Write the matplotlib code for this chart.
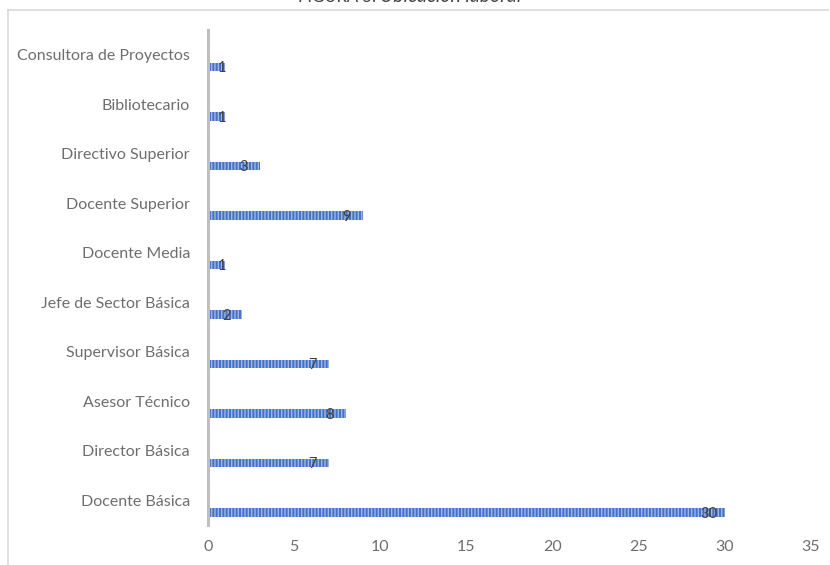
import matplotlib.pyplot as plt
from matplotlib.lines import Line2D

categorias = [
    "Consultora de Proyectos",
    "Bibliotecario",
    "Directivo Superior",
    "Docente Superior",
    "Docente Media",
    "Jefe de Sector Básica",
    "Supervisor Básica",
    "Asesor Técnico",
    "Director Básica",
    "Docente Básica",
]
cantidad = [1, 1, 3, 9, 1, 2, 7, 8, 7, 30]
x_ticks = [0, 5, 10, 15, 20, 25, 30, 35]

plt.rcParams["font.family"] = ["Lato", "DejaVu Sans"]
plt.rcParams["hatch.linewidth"] = 1.0

fig = plt.figure(figsize=(8.3, 5.65), dpi=100)
ax = fig.add_axes([0.2506, 0.0708, 0.7265, 0.876])

pos = list(range(len(categorias)))
bar_pos = [p + 0.25 for p in pos]
ax.barh(bar_pos, cantidad, height=0.17, color="#4472C4",
        edgecolor="#9DB5E8", hatch="|||||", linewidth=0)

for y, v in zip(bar_pos, cantidad):
    ax.text(max(v - 0.95, 0.8), y + 0.02, str(v), ha="center", va="center",
            fontsize=10.5, color="#404040")

ax.set_yticks(pos)
ax.set_yticklabels(categorias, fontsize=11.5, color="#6E6E6E")
ax.set_ylim(len(categorias) - 0.5, -0.5)
ax.set_xlim(0, 35)
ax.set_xticks(x_ticks)
ax.set_xticklabels([str(t) for t in x_ticks], fontsize=11.5, color="#6E6E6E")
ax.tick_params(axis="both", length=0)
ax.tick_params(axis="y", pad=13)
ax.tick_params(axis="x", pad=11)

for side in ["top", "right", "bottom"]:
    ax.spines[side].set_visible(False)
ax.spines["left"].set_color("#BFBFBF")
ax.spines["left"].set_linewidth(2.2)

# chart frame
fig.add_artist(Line2D([8 / 830, 828 / 830], [1 - 10 / 565, 1 - 10 / 565],
                      color="#D9D9D9", linewidth=1.2))
fig.add_artist(Line2D([8 / 830, 8 / 830], [0, 1 - 10 / 565],
                      color="#D9D9D9", linewidth=1.2))

# title, mostly above the visible area
fig.text(380 / 830, 1 + 3 / 565, "FIGURA 5: ", ha="right", va="center",
         fontsize=12, color="#404040")
fig.text(380 / 830, 1 + 3 / 565, "Ubicación laboral", ha="left", va="center",
         fontsize=14, style="italic", color="#404040")

fig.savefig("out.png", dpi=100)
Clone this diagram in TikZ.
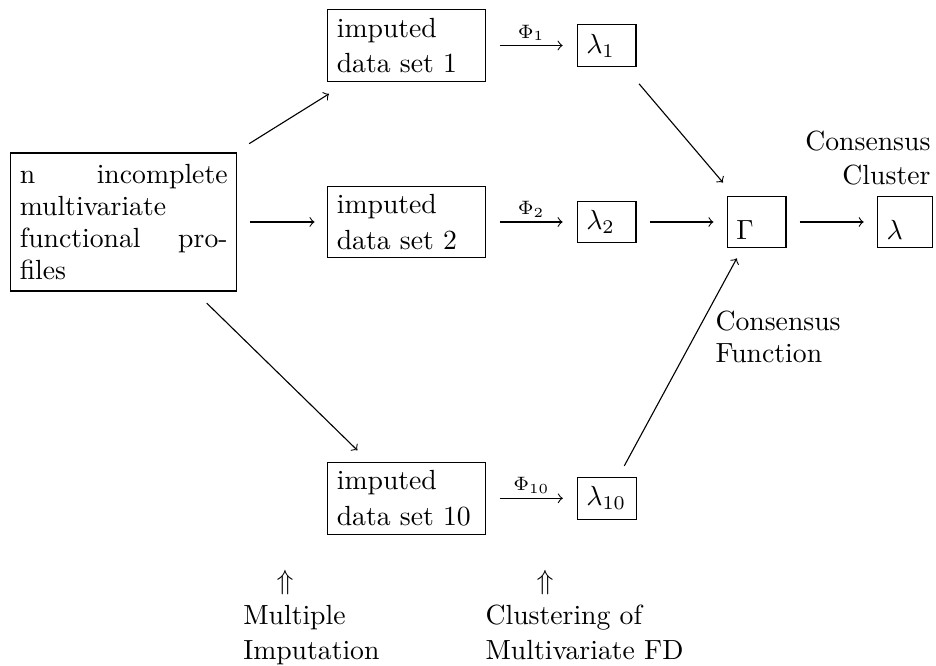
########
**Exercise objective**:
Omit every picture, then repeat the remaining data exactly as it appears above.

**Response to the exercise**:
Write the matplotlib code for this chart.
import matplotlib.pyplot as plt
from matplotlib.lines import Line2D

categorias = [
    "Consultora de Proyectos",
    "Bibliotecario",
    "Directivo Superior",
    "Docente Superior",
    "Docente Media",
    "Jefe de Sector Básica",
    "Supervisor Básica",
    "Asesor Técnico",
    "Director Básica",
    "Docente Básica",
]
cantidad = [1, 1, 3, 9, 1, 2, 7, 8, 7, 30]
x_ticks = [0, 5, 10, 15, 20, 25, 30, 35]

plt.rcParams["font.family"] = ["Lato", "DejaVu Sans"]
plt.rcParams["hatch.linewidth"] = 1.0

fig = plt.figure(figsize=(8.3, 5.65), dpi=100)
ax = fig.add_axes([0.2506, 0.0708, 0.7265, 0.876])

pos = list(range(len(categorias)))
bar_pos = [p + 0.25 for p in pos]
ax.barh(bar_pos, cantidad, height=0.17, color="#4472C4",
        edgecolor="#9DB5E8", hatch="|||||", linewidth=0)

for y, v in zip(bar_pos, cantidad):
    ax.text(max(v - 0.95, 0.8), y + 0.02, str(v), ha="center", va="center",
            fontsize=10.5, color="#404040")

ax.set_yticks(pos)
ax.set_yticklabels(categorias, fontsize=11.5, color="#6E6E6E")
ax.set_ylim(len(categorias) - 0.5, -0.5)
ax.set_xlim(0, 35)
ax.set_xticks(x_ticks)
ax.set_xticklabels([str(t) for t in x_ticks], fontsize=11.5, color="#6E6E6E")
ax.tick_params(axis="both", length=0)
ax.tick_params(axis="y", pad=13)
ax.tick_params(axis="x", pad=11)

for side in ["top", "right", "bottom"]:
    ax.spines[side].set_visible(False)
ax.spines["left"].set_color("#BFBFBF")
ax.spines["left"].set_linewidth(2.2)

# chart frame
fig.add_artist(Line2D([8 / 830, 828 / 830], [1 - 10 / 565, 1 - 10 / 565],
                      color="#D9D9D9", linewidth=1.2))
fig.add_artist(Line2D([8 / 830, 8 / 830], [0, 1 - 10 / 565],
                      color="#D9D9D9", linewidth=1.2))

# title, mostly above the visible area
fig.text(380 / 830, 1 + 3 / 565, "FIGURA 5: ", ha="right", va="center",
         fontsize=12, color="#404040")
fig.text(380 / 830, 1 + 3 / 565, "Ubicación laboral", ha="left", va="center",
         fontsize=14, style="italic", color="#404040")

fig.savefig("out.png", dpi=100)
Clone this diagram in TikZ.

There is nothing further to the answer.